Reproduce every record below exactly as written, leaving out any pictures.

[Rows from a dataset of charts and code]

>> start

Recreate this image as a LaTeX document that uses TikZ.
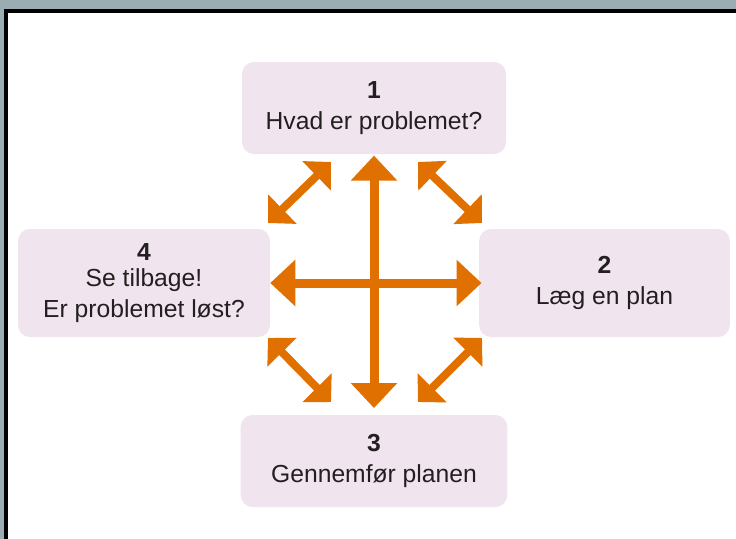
\documentclass[tikz,border=0pt]{standalone}
\usepackage{fontspec}
\setmainfont{Liberation Sans}
\usetikzlibrary{arrows.meta}
\definecolor{rammegraa}{HTML}{9AADB3}
\definecolor{boksrosa}{HTML}{F0E4EE}
\definecolor{pilorange}{HTML}{E07000}
\definecolor{tekstsort}{HTML}{231F20}
\begin{document}
\begin{tikzpicture}[x=0.75pt,y=-0.75pt,
    stepbox/.style={fill=boksrosa,rounded corners=9pt,inner sep=0pt,align=center,
        text=tekstsort,font=\fontsize{18.5}{23.5}\selectfont},
    bigarrow/.style={pilorange,line width=6.75pt,
        {Triangle[width=33.75pt,length=18.75pt]}-{Triangle[width=33.75pt,length=18.75pt]}},
    smallarrow/.style={pilorange,line width=6pt,
        {Triangle[width=30pt,length=15pt]}-{Triangle[width=30pt,length=15pt]}}]
        \useasboundingbox (0,0) rectangle (736,539);
        \fill[rammegraa] (0,0) rectangle (736,539);
        \fill[black] (4,9) rectangle (736,539);
        \fill[white] (8,13) rectangle (736,539);
        % de fire trin
        \node[stepbox,minimum width=198pt,minimum height=69pt] (problem) at (374,108) {\textbf{1}\\Hvad er problemet?};
        \node[stepbox,minimum width=188pt,minimum height=81pt] (plan) at (604.5,283) {\textbf{2}\\Læg en plan};
        \node[stepbox,minimum width=200pt,minimum height=69pt] (udfoer) at (374,461) {\textbf{3}\\Gennemfør planen};
        \node[stepbox,minimum width=189pt,minimum height=81pt] (tilbage) at (144,283) {\textbf{4}\\[-4pt]Se tilbage!\\Er problemet løst?};
        % pile
        \draw[bigarrow,shorten <=1pt,shorten >=5pt] (problem.south) -- (udfoer.north);
        \draw[bigarrow,shorten >=-2pt] (tilbage.east) -- (plan.west);
        \coordinate (tv1) at (268,223);
        \coordinate (tv2) at (331,162);
        \coordinate (th1) at (418,162);
        \coordinate (th2) at (482,223);
        \coordinate (bv1) at (268,338);
        \coordinate (bv2) at (331,402);
        \coordinate (bh1) at (418,402);
        \coordinate (bh2) at (482,338);
        \draw[smallarrow] (tv1) -- (tv2);
        \draw[smallarrow] (th1) -- (th2);
        \draw[smallarrow] (bv1) -- (bv2);
        \draw[smallarrow] (bh1) -- (bh2);
\end{tikzpicture}
\end{document}
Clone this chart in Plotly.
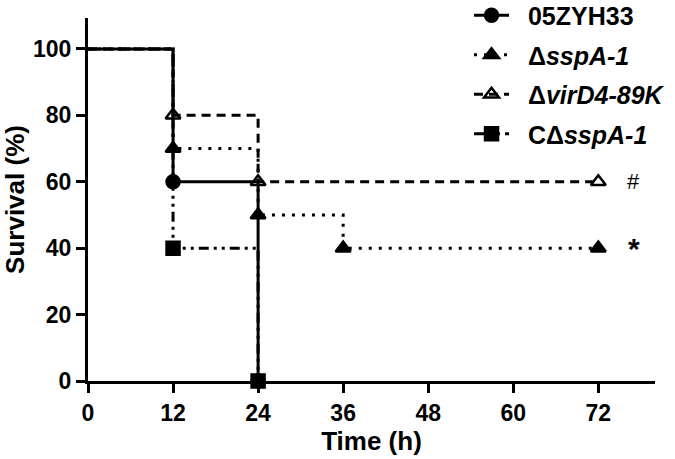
import plotly.graph_objects as go

# Kaplan-Meier step data (time in h, survival in %)
time_wt = [0, 12, 24]
surv_wt = [100, 60, 0]
time_sspa = [0, 12, 24, 36, 72]
surv_sspa = [100, 70, 50, 40, 40]
time_vird4 = [0, 12, 24, 72]
surv_vird4 = [100, 80, 60, 60]
time_comp = [0, 12, 24]
surv_comp = [100, 40, 0]

names = ["05ZYH33", "Δ<i>sspA-1</i>", "Δ<i>virD4-89K</i>", "CΔ<i>sspA-1</i>"]
x_ticks = [0, 12, 24, 36, 48, 60, 72]
y_ticks = [0, 20, 40, 60, 80, 100]
sig_labels = ["#", "*"]
sig_y = [60, 40]
sig_x = [77, 77]

FONT = "Liberation Sans"
PAD = "\u00a0\u00a0"
series = [
    # (x, y, name, dash, symbol)
    (time_comp, surv_comp, names[3], "10px,5px,3px,5px,3px,5px", "square"),
    (time_vird4, surv_vird4, names[2], "9px,6px", "triangle-up-open"),
    (time_sspa, surv_sspa, names[1], "3px,7px", "triangle-up"),
    (time_wt, surv_wt, names[0], "solid", "circle"),
]

fig = go.Figure()
for x, y, name, dash, sym in series:
    fig.add_trace(go.Scatter(x=x, y=y, mode="lines", line=dict(color="black", width=3, dash=dash, shape="hv"),
                             showlegend=False, hoverinfo="skip"))
for x, y, name, dash, sym in series:
    fig.add_trace(go.Scatter(x=x[1:], y=y[1:], mode="markers", cliponaxis=False,
                             marker=dict(symbol=sym, size=13, color="black", line=dict(color="black", width=2.5)),
                             showlegend=False))
# legend entries in reference order
for x, y, name, dash, sym in reversed(series):
    fig.add_trace(go.Scatter(x=[None], y=[None], mode="lines+markers", name=PAD + name, legendgroup=name,
                             line=dict(color="black", width=3, dash=dash),
                             marker=dict(symbol=sym, size=13, color="black", line=dict(color="black", width=2.5))))

for lab, xv, yv in zip(sig_labels, sig_x, sig_y):
    fig.add_annotation(x=xv, y=yv, text=lab, showarrow=False, xanchor="center", yanchor="middle",
                       font=dict(family=FONT, size=22 if lab == "#" else 30, color="black",
                                 weight="normal" if lab == "#" else "bold"))

fig.update_layout(
    width=675, height=459,
    margin=dict(l=88, r=20, t=18, b=78, autoexpand=False),
    paper_bgcolor="white", plot_bgcolor="white",
    font=dict(family=FONT, color="black"),
    legend=dict(x=0.672, y=1.07, xanchor="left", yanchor="top", traceorder="grouped", tracegroupgap=4,
                itemwidth=35, font=dict(family=FONT, size=25, weight="bold", color="black"),
                bgcolor="rgba(0,0,0,0)"),
    xaxis=dict(range=[0, 80], tickvals=x_ticks, showline=True, linewidth=3, linecolor="black",
               ticks="outside", ticklen=9, tickwidth=3, tickcolor="black", showgrid=False, zeroline=False,
               automargin=False,
               tickfont=dict(family=FONT, size=23, weight="bold"),
               title=dict(text="Time (h)", font=dict(family=FONT, size=26, weight="bold"), standoff=8)),
    yaxis=dict(range=[0, 109.3], tickvals=y_ticks, showline=True, linewidth=3, linecolor="black",
               ticks="outside", ticklen=9, tickwidth=3, tickcolor="black", showgrid=False, zeroline=False,
               automargin=False,
               tickfont=dict(family=FONT, size=23, weight="bold"),
               title=dict(text="Survival (%)", font=dict(family=FONT, size=26, weight="bold"), standoff=8)),
)
fig.write_html("out.html", config={"displayModeBar": False},
               post_script="document.body.style.margin='0';document.body.style.overflow='hidden';")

>> end

## [TASK RESULT]
Recreate this image as a LaTeX document that uses TikZ.
\documentclass[tikz,border=0pt]{standalone}
\usepackage{fontspec}
\setmainfont{Liberation Sans}
\usetikzlibrary{arrows.meta}
\definecolor{rammegraa}{HTML}{9AADB3}
\definecolor{boksrosa}{HTML}{F0E4EE}
\definecolor{pilorange}{HTML}{E07000}
\definecolor{tekstsort}{HTML}{231F20}
\begin{document}
\begin{tikzpicture}[x=0.75pt,y=-0.75pt,
    stepbox/.style={fill=boksrosa,rounded corners=9pt,inner sep=0pt,align=center,
        text=tekstsort,font=\fontsize{18.5}{23.5}\selectfont},
    bigarrow/.style={pilorange,line width=6.75pt,
        {Triangle[width=33.75pt,length=18.75pt]}-{Triangle[width=33.75pt,length=18.75pt]}},
    smallarrow/.style={pilorange,line width=6pt,
        {Triangle[width=30pt,length=15pt]}-{Triangle[width=30pt,length=15pt]}}]
        \useasboundingbox (0,0) rectangle (736,539);
        \fill[rammegraa] (0,0) rectangle (736,539);
        \fill[black] (4,9) rectangle (736,539);
        \fill[white] (8,13) rectangle (736,539);
        % de fire trin
        \node[stepbox,minimum width=198pt,minimum height=69pt] (problem) at (374,108) {\textbf{1}\\Hvad er problemet?};
        \node[stepbox,minimum width=188pt,minimum height=81pt] (plan) at (604.5,283) {\textbf{2}\\Læg en plan};
        \node[stepbox,minimum width=200pt,minimum height=69pt] (udfoer) at (374,461) {\textbf{3}\\Gennemfør planen};
        \node[stepbox,minimum width=189pt,minimum height=81pt] (tilbage) at (144,283) {\textbf{4}\\[-4pt]Se tilbage!\\Er problemet løst?};
        % pile
        \draw[bigarrow,shorten <=1pt,shorten >=5pt] (problem.south) -- (udfoer.north);
        \draw[bigarrow,shorten >=-2pt] (tilbage.east) -- (plan.west);
        \coordinate (tv1) at (268,223);
        \coordinate (tv2) at (331,162);
        \coordinate (th1) at (418,162);
        \coordinate (th2) at (482,223);
        \coordinate (bv1) at (268,338);
        \coordinate (bv2) at (331,402);
        \coordinate (bh1) at (418,402);
        \coordinate (bh2) at (482,338);
        \draw[smallarrow] (tv1) -- (tv2);
        \draw[smallarrow] (th1) -- (th2);
        \draw[smallarrow] (bv1) -- (bv2);
        \draw[smallarrow] (bh1) -- (bh2);
\end{tikzpicture}
\end{document}
Clone this chart in Plotly.
import plotly.graph_objects as go

# Kaplan-Meier step data (time in h, survival in %)
time_wt = [0, 12, 24]
surv_wt = [100, 60, 0]
time_sspa = [0, 12, 24, 36, 72]
surv_sspa = [100, 70, 50, 40, 40]
time_vird4 = [0, 12, 24, 72]
surv_vird4 = [100, 80, 60, 60]
time_comp = [0, 12, 24]
surv_comp = [100, 40, 0]

names = ["05ZYH33", "Δ<i>sspA-1</i>", "Δ<i>virD4-89K</i>", "CΔ<i>sspA-1</i>"]
x_ticks = [0, 12, 24, 36, 48, 60, 72]
y_ticks = [0, 20, 40, 60, 80, 100]
sig_labels = ["#", "*"]
sig_y = [60, 40]
sig_x = [77, 77]

FONT = "Liberation Sans"
PAD = "\u00a0\u00a0"
series = [
    # (x, y, name, dash, symbol)
    (time_comp, surv_comp, names[3], "10px,5px,3px,5px,3px,5px", "square"),
    (time_vird4, surv_vird4, names[2], "9px,6px", "triangle-up-open"),
    (time_sspa, surv_sspa, names[1], "3px,7px", "triangle-up"),
    (time_wt, surv_wt, names[0], "solid", "circle"),
]

fig = go.Figure()
for x, y, name, dash, sym in series:
    fig.add_trace(go.Scatter(x=x, y=y, mode="lines", line=dict(color="black", width=3, dash=dash, shape="hv"),
                             showlegend=False, hoverinfo="skip"))
for x, y, name, dash, sym in series:
    fig.add_trace(go.Scatter(x=x[1:], y=y[1:], mode="markers", cliponaxis=False,
                             marker=dict(symbol=sym, size=13, color="black", line=dict(color="black", width=2.5)),
                             showlegend=False))
# legend entries in reference order
for x, y, name, dash, sym in reversed(series):
    fig.add_trace(go.Scatter(x=[None], y=[None], mode="lines+markers", name=PAD + name, legendgroup=name,
                             line=dict(color="black", width=3, dash=dash),
                             marker=dict(symbol=sym, size=13, color="black", line=dict(color="black", width=2.5))))

for lab, xv, yv in zip(sig_labels, sig_x, sig_y):
    fig.add_annotation(x=xv, y=yv, text=lab, showarrow=False, xanchor="center", yanchor="middle",
                       font=dict(family=FONT, size=22 if lab == "#" else 30, color="black",
                                 weight="normal" if lab == "#" else "bold"))

fig.update_layout(
    width=675, height=459,
    margin=dict(l=88, r=20, t=18, b=78, autoexpand=False),
    paper_bgcolor="white", plot_bgcolor="white",
    font=dict(family=FONT, color="black"),
    legend=dict(x=0.672, y=1.07, xanchor="left", yanchor="top", traceorder="grouped", tracegroupgap=4,
                itemwidth=35, font=dict(family=FONT, size=25, weight="bold", color="black"),
                bgcolor="rgba(0,0,0,0)"),
    xaxis=dict(range=[0, 80], tickvals=x_ticks, showline=True, linewidth=3, linecolor="black",
               ticks="outside", ticklen=9, tickwidth=3, tickcolor="black", showgrid=False, zeroline=False,
               automargin=False,
               tickfont=dict(family=FONT, size=23, weight="bold"),
               title=dict(text="Time (h)", font=dict(family=FONT, size=26, weight="bold"), standoff=8)),
    yaxis=dict(range=[0, 109.3], tickvals=y_ticks, showline=True, linewidth=3, linecolor="black",
               ticks="outside", ticklen=9, tickwidth=3, tickcolor="black", showgrid=False, zeroline=False,
               automargin=False,
               tickfont=dict(family=FONT, size=23, weight="bold"),
               title=dict(text="Survival (%)", font=dict(family=FONT, size=26, weight="bold"), standoff=8)),
)
fig.write_html("out.html", config={"displayModeBar": False},
               post_script="document.body.style.margin='0';document.body.style.overflow='hidden';")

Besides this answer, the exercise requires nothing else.